Friends of the Richelieu. A river. A passion.



"Tout cedit pays est fort uny, remply de forests, vignes & noyers. Aucuns Chrestiens n'estoient encores parvenus jusques en cedit lieu, que nous, qui eusmes assez de peine à monter le riviere à la rame. " Samuel de Champlain


"All this region is very level and full of forests, vines and butternut trees. No Christian has ever visited this land and we had all the misery of the world trying to paddle the river upstream." Samuel de Champlain

Thursday, June 13, 2013

Les citoyens du Québec veulent des éclaircissements

Cliquez sur l'image pour une meilleure résolution:

Here's my translation of press release:

Citizens want Minister Blanchet to explain himself

Since he announced his regulation project to protect drinking water sources, the Environment Minister Yves-François Blanchet has made many public statements. These statements are meant to reassure us, but they don't answer citizens' preoccupations regarding their drinking water sources.

For example:

1- The Minister says that the situation is urgent and so allows only 30 days for consultation when the law allows a normal delay of 60 days.

What's the rush?

When we know that:

When talking to the media, the minister says he has not received any requests for permits to drill on Anticosti Island.

In Gaspé, Martine Ouellet, Natural Resources Minister, a hydro-geological study will be done by and for the government. She said that it will be an independent study when she visited Gaspé back in May. Since then, we have heard no news about this study, even though there is urgency.

One fact remains: the parties concerned, that is the municipalities that have voted themselves the bylaw called St-Bonaventure and those that have prepared propositions on a similar planned bylaw last year, have not had the time needed to get together in caucus and react to this provincial regulation project.

So the citizens wonder why the minister is such in a rush?

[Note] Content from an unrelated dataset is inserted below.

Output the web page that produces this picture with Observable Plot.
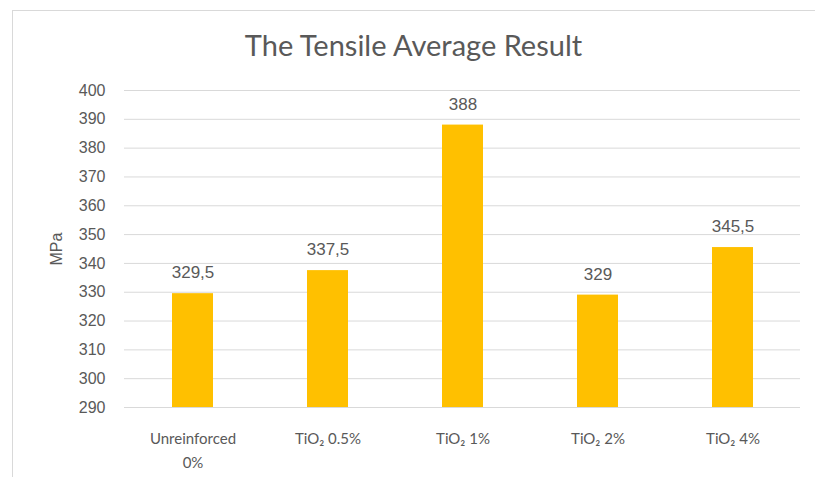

Is someone pressuring him?

2- The minister says he is thinking of permitting exploratory drilling with fracking on Anticosti Island, saying that this kind of drilling is needed to evaluate the oil potential of that region.

But:

At the same time, he says that there will be BAPE hearings to examine the pertinence of this exploration.

Is the decision already taken to take the risk of polluting the drinking water sources of this exceptional nature reserve, following which, we are afraid, will lead inexorably to the use of hydraulic fracturing?...

3- The minister says that the regulation to protect drinking water sources is the strictest of the Americas.

But:

The industry itself follows stricter guidelines than the 400 meters under the water table, knowing very well that the fractures made by fracking go often well beyond that distance and can be known only after the fact.

Pennsylvania and New York states have regulations overseeing fracking in hydrocarbon wells putting the limit at 600 meters deep.

Vermont voted in 2012 a complete moratorium on fracking because of the risks that come with it.

Quebec municipal standards where the Saint-Bonaventure bylaw has been voted in are stricter than those proposed by the ministry.

So, citizens are in their right to ask themselves if the proposed standards are made to fit industry's exploratory drilling on Anticosti Island and in Gaspé, or are they really protecting the citizens?

4- The minister let's us understand that hydraulic fracturing is dangerous enough to propose a bill that would ban the use of this technique in the populated regions of Quebec.

But in the same breath, he proposes a regulation project that would let fracking from a certain distance to extract shale oil everywhere in Quebec, and for shale gas outside a perimeter whose borders could be determined by a line traced between Blainville, Joliette, Québec, Montmagny, Asbestos, Cowansville and Chateauguay.

But:

It's all about the same technique that has the same possible impacts and with the same risks, depending mainly, of course, on the rock strata underneath.

And we think that the fact that a territory is less populated does not justify the fact that the residents of that territory do not enjoy the same rights and the same protection for their drinking water sources.

Why the double standard?

We, the citizens of the St. Lawrence Valley, family and friends, from near or afar, with all the citizens of Quebec, be they from the First Nations, French speaking, English speaking or other, consider that, since the proof has not been found that the exploration and the exploitation for hydrocarbons in Quebec would not put at risk our drinking water sources and the quality of the water, that the precautionary principle must prevail, and it is our duty to see to it.

Haste for economic reason from some must not outweigh the protection of the environment for all. We consider that it's the main duty of a government, and even more so the environment ministry, to protect citizens' lives, and that is done with an adequate protection of drinking water.

Without the watchfulness of our voluntary citizens' groups, for the past long three years, the St. Lawrence Valley would undoubtedly be maimed in it's territorial integrity, socially, environmentally and economically.

Signed in Sainte-Marie de Blandford, June 13 2013, by Serge Fortier, spokesperson for the Regroupement interrégional gaz de schiste de la vallée du St.-Laurent (RIGSVSL)

The RIGSVSL regroups more than 100 local citizens' groups that are against the extraction of oil and gas from shale in Quebec. Since 2010, these committees demand a moratorium on shale gas in Quebec and are against the fracking of our land and of our communities.